- RECORD EXTRACTS
________________

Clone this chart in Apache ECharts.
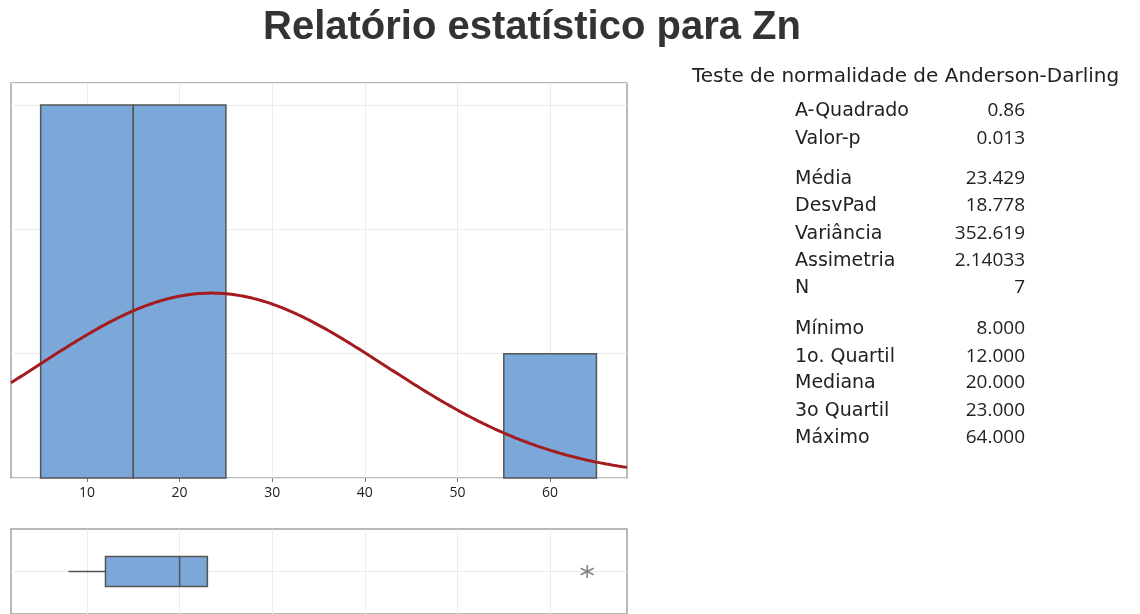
<!DOCTYPE html>
<html>
<head>
<meta charset="utf-8">
<script src="https://cdn.jsdelivr.net/npm/echarts@6/dist/echarts.min.js"></script>
<style>
  html, body { margin: 0; padding: 0; background: #ffffff; }
  #chart { width: 1140px; height: 614px; }
</style>
</head>
<body>
<div id="chart"></div>
<script>
// Histogram bins for Zn (bin edges and counts)
const binStart = [5, 15, 55];
const binEnd = [15, 25, 65];
const binCount = [3, 3, 1];

// Summary statistics
const sampleMean = 23.429;
const sampleSd = 18.778;
const sampleN = 7;
const binWidth = 10;

// Box plot: lower whisker, Q1, median, Q3, upper whisker
const boxStats = [8, 12, 20, 23, 23];
const outliers = [64];

// x axis
const xMin = 1.8;
const xMax = 68.3;
const xTicks = [10, 20, 30, 40, 50, 60];

// Statistics panel text
const testTitle = 'Teste de normalidade de Anderson-Darling';
const statLabels = [
  ['A-Quadrado', 'Valor-p'],
  ['Média', 'DesvPad', 'Variância', 'Assimetria', 'N'],
  ['Mínimo', '1o. Quartil', 'Mediana', '3o Quartil', 'Máximo']
];
const statValues = [
  ['0.86', '0.013'],
  ['23.429', '18.778', '352.619', '2.14033', '7'],
  ['8.000', '12.000', '20.000', '23.000', '64.000']
];

// Fitted normal curve scaled to histogram counts
const curvePoints = [];
for (let x = xMin; x <= xMax + 1e-9; x += 0.25) {
  const z = (x - sampleMean) / sampleSd;
  const dens = Math.exp(-0.5 * z * z) / (sampleSd * Math.sqrt(2 * Math.PI));
  curvePoints.push([x, dens * sampleN * binWidth]);
}

const histData = binStart.map((s, i) => [s, binEnd[i], binCount[i]]);

const BAR_FILL = '#7ba7d9';
const BAR_EDGE = '#555555';
const GRID_LINE = '#ececec';
const FRAME = '#a3a3a3';
const LABEL_FONT = '"DejaVu Sans", sans-serif';
const NUM_FONT = '"Open Sans", "DejaVu Sans", sans-serif';

// Statistics panel graphic elements
const rowYs = [
  [111, 139],
  [179, 206, 234, 261, 288],
  [329, 357, 383, 411, 438]
];
const graphics = [
  {
    type: 'text', x: 532, y: 28,
    style: {
      text: 'Relatório estatístico para Zn',
      font: 'bold 40px "Liberation Sans", Arial, sans-serif',
      fill: '#333333', align: 'center', verticalAlign: 'middle'
    }
  },
  {
    type: 'text', x: 692, y: 77,
    style: { text: testTitle, font: '20px ' + LABEL_FONT, fill: '#222222', verticalAlign: 'middle', align: 'left' }
  }
];
statLabels.forEach((group, g) => {
  group.forEach((lab, i) => {
    graphics.push({
      type: 'text', x: 795, y: rowYs[g][i],
      style: { text: lab, font: '19px ' + LABEL_FONT, fill: '#222222', verticalAlign: 'middle', align: 'left' }
    });
    graphics.push({
      type: 'text', x: 1025, y: rowYs[g][i],
      style: { text: statValues[g][i], font: '19px ' + NUM_FONT, fill: '#222222', verticalAlign: 'middle', align: 'right' }
    });
  });
});

const chart = echarts.init(document.getElementById('chart'), null, { renderer: 'canvas' });

chart.setOption({
  animation: false,
  backgroundColor: '#ffffff',
  graphic: graphics,
  grid: [
    { left: 11, right: 513, top: 83, bottom: 136, show: true, borderColor: FRAME, borderWidth: 1.5, containLabel: false },
    { left: 11, right: 513, top: 529, height: 86, show: true, borderColor: FRAME, borderWidth: 1.5, containLabel: false }
  ],
  xAxis: [
    {
      type: 'value', gridIndex: 0, min: xMin, max: xMax,
      axisLine: { show: false },
      axisTick: { show: true, length: 4, customValues: xTicks, lineStyle: { color: '#777777' } },
      axisLabel: { customValues: xTicks, color: '#222222', fontSize: 14, fontFamily: NUM_FONT, margin: 8 },
      splitLine: { show: true, lineStyle: { color: GRID_LINE, width: 1 } }
    },
    {
      type: 'value', gridIndex: 1, min: xMin, max: xMax,
      axisLine: { show: false },
      axisTick: { show: false, customValues: xTicks },
      axisLabel: { show: false, customValues: xTicks },
      splitLine: { show: true, lineStyle: { color: GRID_LINE, width: 1 } }
    }
  ],
  yAxis: [
    {
      type: 'value', gridIndex: 0, min: 0, max: 3.177, interval: 1,
      axisLine: { show: false }, axisTick: { show: false }, axisLabel: { show: false },
      splitLine: { show: true, lineStyle: { color: GRID_LINE, width: 1 } }
    },
    {
      type: 'category', gridIndex: 1, data: ['Zn'],
      axisLine: { show: false }, axisTick: { show: false }, axisLabel: { show: false },
      splitLine: { show: false }
    }
  ],
  series: [
    {
      type: 'custom',
      xAxisIndex: 0, yAxisIndex: 0,
      data: histData,
      encode: { x: [0, 1], y: 2 },
      z: 2,
      renderItem: function (params, api) {
        const p0 = api.coord([api.value(0), api.value(2)]);
        const p1 = api.coord([api.value(1), 0]);
        return {
          type: 'rect',
          shape: { x: p0[0], y: p0[1], width: p1[0] - p0[0], height: p1[1] - p0[1] },
          style: { fill: BAR_FILL, stroke: BAR_EDGE, lineWidth: 1.5 }
        };
      }
    },
    {
      type: 'line',
      xAxisIndex: 0, yAxisIndex: 0,
      data: curvePoints,
      showSymbol: false,
      smooth: false,
      clip: true,
      z: 3,
      lineStyle: { color: '#a51c1f', width: 3 }
    },
    {
      // horizontal reference line through the box plot
      type: 'line',
      xAxisIndex: 1, yAxisIndex: 1,
      data: [[xMin, 'Zn'], [xMax, 'Zn']],
      showSymbol: false,
      silent: true,
      z: 1,
      lineStyle: { color: GRID_LINE, width: 1 }
    },
    {
      // box with whiskers (no end caps)
      type: 'custom',
      xAxisIndex: 1, yAxisIndex: 1,
      data: [boxStats.concat([0])],
      encode: { x: [0, 1, 2, 3, 4], y: 5 },
      z: 2,
      renderItem: function (params, api) {
        const yc = api.coord([0, 0])[1];
        const half = 15;
        const lo = api.coord([api.value(0), 0])[0];
        const q1 = api.coord([api.value(1), 0])[0];
        const md = api.coord([api.value(2), 0])[0];
        const q3 = api.coord([api.value(3), 0])[0];
        const hi = api.coord([api.value(4), 0])[0];
        const edge = { stroke: BAR_EDGE, lineWidth: 1.5 };
        const children = [];
        if (q1 > lo) children.push({ type: 'line', shape: { x1: lo, y1: yc, x2: q1, y2: yc }, style: edge });
        if (hi > q3) children.push({ type: 'line', shape: { x1: q3, y1: yc, x2: hi, y2: yc }, style: edge });
        children.push({ type: 'rect', shape: { x: q1, y: yc - half, width: q3 - q1, height: 2 * half },
          style: { fill: BAR_FILL, stroke: BAR_EDGE, lineWidth: 1.5 } });
        children.push({ type: 'line', shape: { x1: md, y1: yc - half, x2: md, y2: yc + half }, style: edge });
        return { type: 'group', children: children };
      }
    },
    {
      type: 'scatter',
      xAxisIndex: 1, yAxisIndex: 1,
      data: outliers.map(v => [v, 'Zn']),
      symbol: 'path://M6,0L6,12M0.8,3L11.2,9M0.8,9L11.2,3',
      symbolSize: 13,
      z: 3,
      itemStyle: { color: 'rgba(0,0,0,0)', borderColor: '#666666', borderWidth: 1.6 }
    }
  ]
});
</script>
</body>
</html>
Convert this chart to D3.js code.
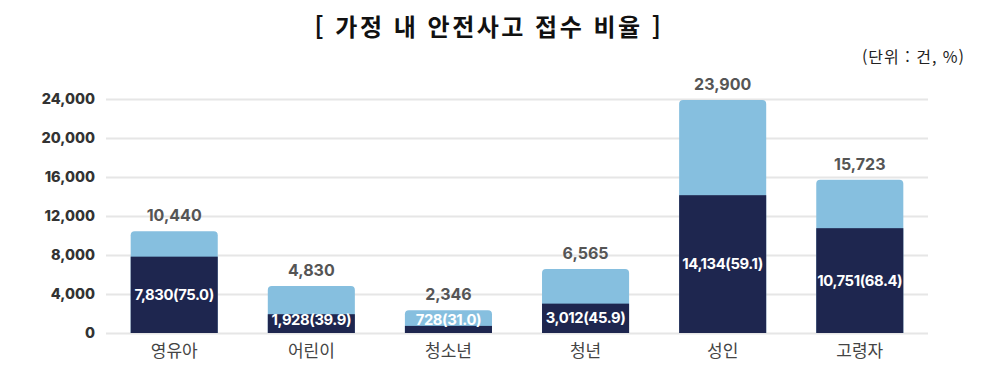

________________

- DESCRIPTION OF THE TASK
Each line in the data that holds the string "this" should be found and copied.

- RESPONSE BELOW
Clone this chart in Apache ECharts.
Convert this chart to D3.js code.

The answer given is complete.